Friederich selber legt grossen Wert darauf, wie er angezogen ist. «Das ist das Letzte, was dir in dieser Situation Halt gibt. Dass du anständig angezogen bist, dass du nicht aussiehst wie ein Ausgestossener und sofort erkannt wirst.»
Im Erdgeschoss stehen zwei Waschmaschinen, Duschen gibt es auch. «Ich bin gottenfroh, dass es diese Infrastruktur gibt, ohne sie wäre für viele das Leben unerträglich», sagt er.
Zum Jubiläum ist im Tageshaus eine kleine Feier anberaumt. Der Vorsteher des Gesundheitsdepartements, Lukas Engelberger, wird da sein, ein Poetry-Slammer performt ein paar Texte. Sie werden dann im ersten Stock um den Billardtisch stehen, zwischen der offenen Küche und dem Fumoir, und den Reden lauschen.

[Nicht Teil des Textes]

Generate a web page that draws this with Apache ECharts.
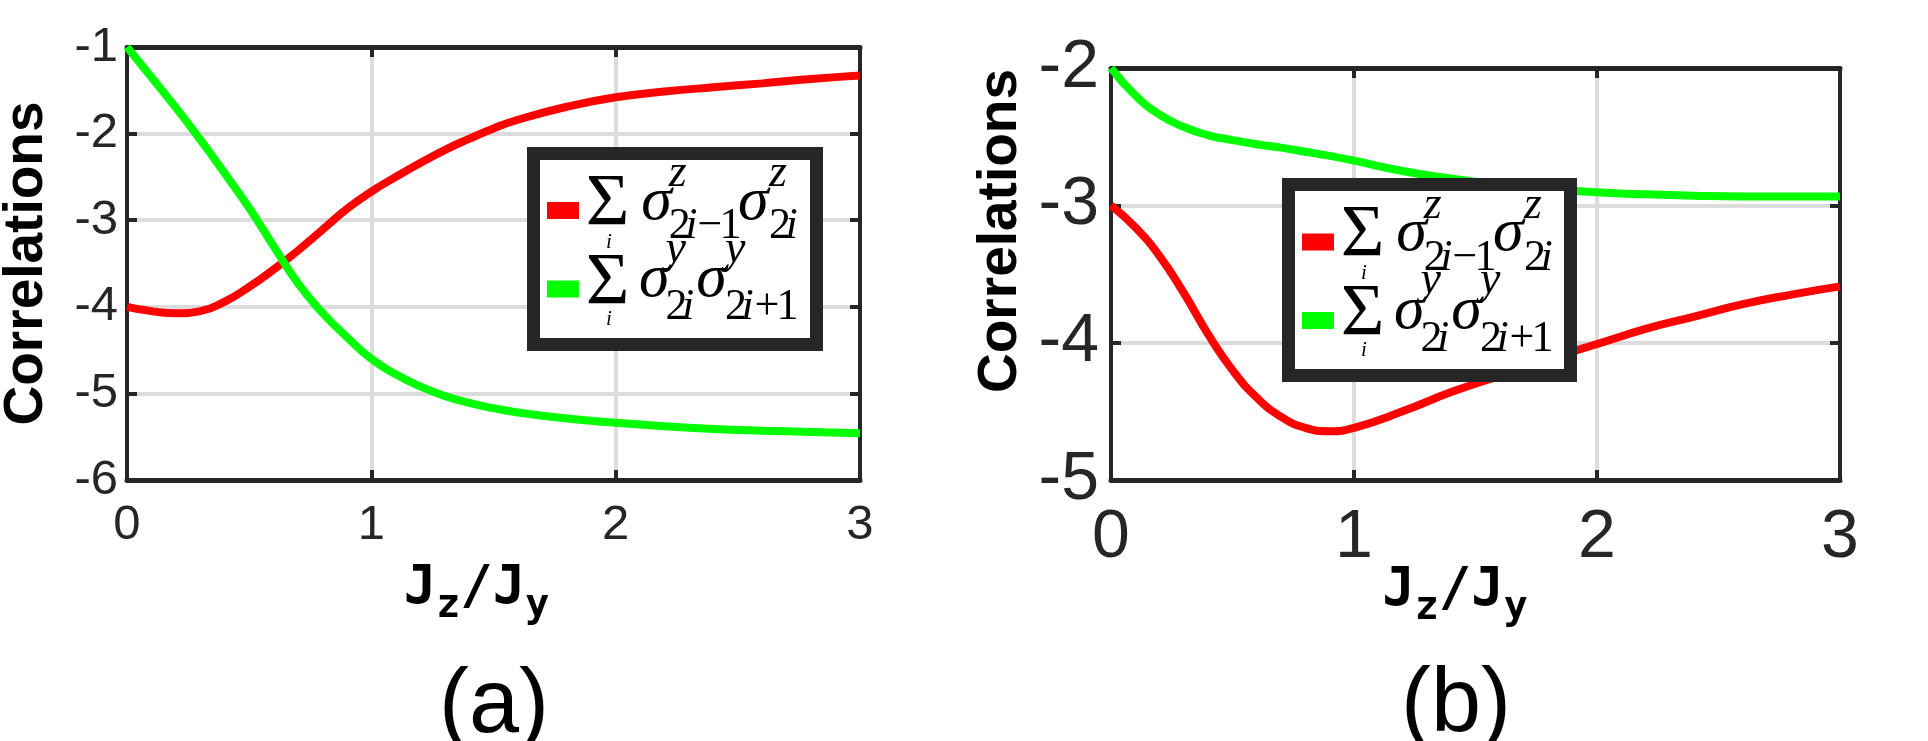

Sandor Friederich wird irgendwo in der Ecke stehen und sich das alles ansehen. Er hofft, es dauert nicht zu lang, aber wenn sich der Regierungsvertreter ein Bild machen kann, dann ist der Tag schon geglückt, meint er. «An diese Adresse findet kaum jemand den Weg, wir sind hier meistens unter uns. Ein bisschen Sichtbarkeit alle 25 Jahre ist nicht schlecht.»